Gulf & Pacific Equities Corp.

An interesting stock I came across to put on my watchlist is Gulf & Pacific Equites Corp. (GUF.V). It’s not something I would invest in now but would need some sort of catalyst for this idea to work and don’t see it right yet.

Gulf owns 2 malls, a retail property and a piece of land in Western Canada. All of the assets are owned in small towns. One mall is located in St. Paul, Alberta and is 100% leased with good tenants (Tim Horton’s, Dollar Tree, Mark’s and more). The other mall is located in Cold Lake, Alberta and is not 100% leased but has good tenants as well (Pizza Hut, Sobeys, Taco Bell, etc.). The retail property is located in Three Hills, Alberta and is leased 100% to Dollarama long-term. And then there is a vacant land owned in Merritt, BC which management doesn’t give any value to.

The company began operations in 1999 and this is the income statement the past 2 years:

It looks extremely profitable but the profits the past two years are really as a result of the FV adjustments in the way they mark up or down their properties and run it through the income statement. It is essentially breakeven on an operating basis. But what got me more interested was the balance sheet:

The stock trades at $0.42 with fully diluted shares outstanding of 22,660,685 for a market cap of $9.5m. Right from the balance sheet you can see it is trading for 43% of book value. If you include the FV adjustments as real income (which I don’t) it would be trading at 8x last years earnings. In the notes, management states it recently had appraisals done for the 3 properties as well as completed their own appraisals and the two large malls were worth $48.35m and the smaller location was $2.01m.

The CEO owns 52% of the shares through his investment company Ceyx Properties Ltd. and insiders own a combined 55%. Two other shareholders own another another 28% so the shares are in just a few hands which leaves the remaining 17% shares to the public.

There is a pretty compelling case to be made that this should just be privatized to a larger retail/mall operator:

  • Reduce public company and management costs. Management and the board are paid just over $400K a year which would drop straight to the acquiror’s bottom line as well as public company/audit costs not included in that $400K number.
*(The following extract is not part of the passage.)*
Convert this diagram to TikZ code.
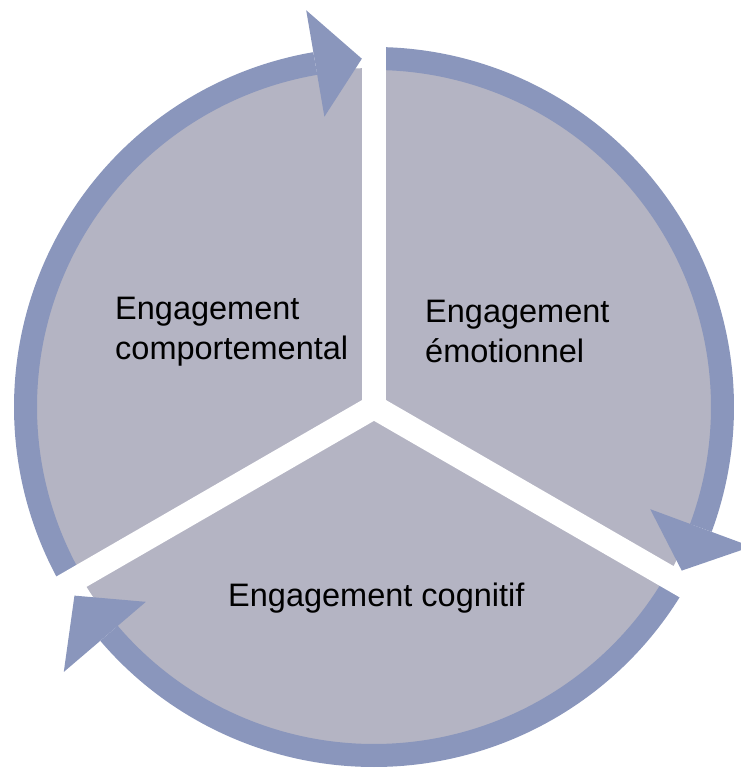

  • Access to lower costs of capital from merging with a larger entity.

  • Become part of a larger mall portfolio which would reduce business risk as there would be many malls in the portfolio.

  • The CEO is currently running this company as well as another publicly traded junior gold miner, Plato Gold Corporation and he is also the CEO of Ceyx Properties Ltd.

  • Gulf & Pacific won’t ever get the appropriate earning/FFO/book value multiple because it is too small and illiquid.


In order for me to get real interested, I would need to see discount to book as well as cheap on an earnings/FFO/cash flow multiple. If the Cold Lake mall can get near or to 100% leased it might get there. Or management decides to liquidate and pay proceeds out to shareholders. Until then I am just going to add it to my watch list.